Here’s what some of my fellow BGLH contributors had to say on the topic:
“I find it kind of annoying, but funny at the same time. They can’t possibly understand what ‘nappy’ means and apply it to a little frizz or wavy hair. The annoying part is that they don’t even mind being ignorant enough to not figure out the real meaning of the word. They don’t even realize how silly they look to a lot of people.”
“Using #naturalhair didn’t work, so now this. It’s a classic case of an insult wrapped in a desperate attempt to be a part of something. The term “nappy” has been thrown our way for years to devalue our natural beauty. But now that we Black women are proud of our highly textured hair and declare to be “nappy and proud”, it doesn’t sit well. Even on their worst humidity or tongue‐in‐socket hair days, the aesthetic is far from nappy. Nappy is supposed to mean bad, and their bad hair day being labeled as #nappy hair is supposed to be an insult, I get it. But at the same time, they want to be like us. Nappy hair is cool. Kinks and coils are on trend. So are big butts, brown skin, and thick lips. This is nothing new — tear us down, only to turn around and try to get what we have.”

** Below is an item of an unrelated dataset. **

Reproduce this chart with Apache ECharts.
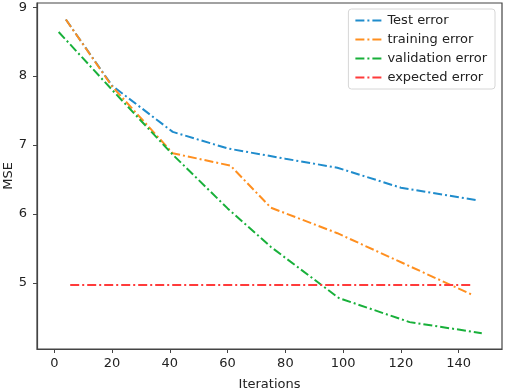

“Another day, another instance of AAVE (African American Vernacular English)/BVE (Black Vernacular English) being appropriated for the sake of seeming on trend. From large chain restaurants tweeting their meals are “on fleek” to traditional bubblegum pop‐stars capitalizing off the idea of “bae” and “cuffing season,” the black vernacular aesthetic is seen as nothing more than a mask that can be put on and removed at ease without any negative association. The photos tagged as “#nappyhair” without any regard of the meaning and cultural notions behind the term are just a small part of a larger issue.
“I’m torn between annoyance and indifference. Annoyance because the ‘mainstream’ is perpetually ripping things off from popular black culture, while simultaneously trying to devalue its influence. Also annoying that the term ‘nappy’ is being used in the negative, when there has been a sustained movement within the natural hair community to re‐define the term as a positive. Still, at the end of the day, I won’t lose sleep at night over this. But, Lord, please don’t let ‘nappy’ make it to the mainstream media circuit. If ‘nappy’ becomes the new ‘twerk’ I will be so unamused.”
Do you think white women should be able to use natural hair lingo to describe their hair? Are you bothered or is this just a sign of the natural hair movement being embraced by other races?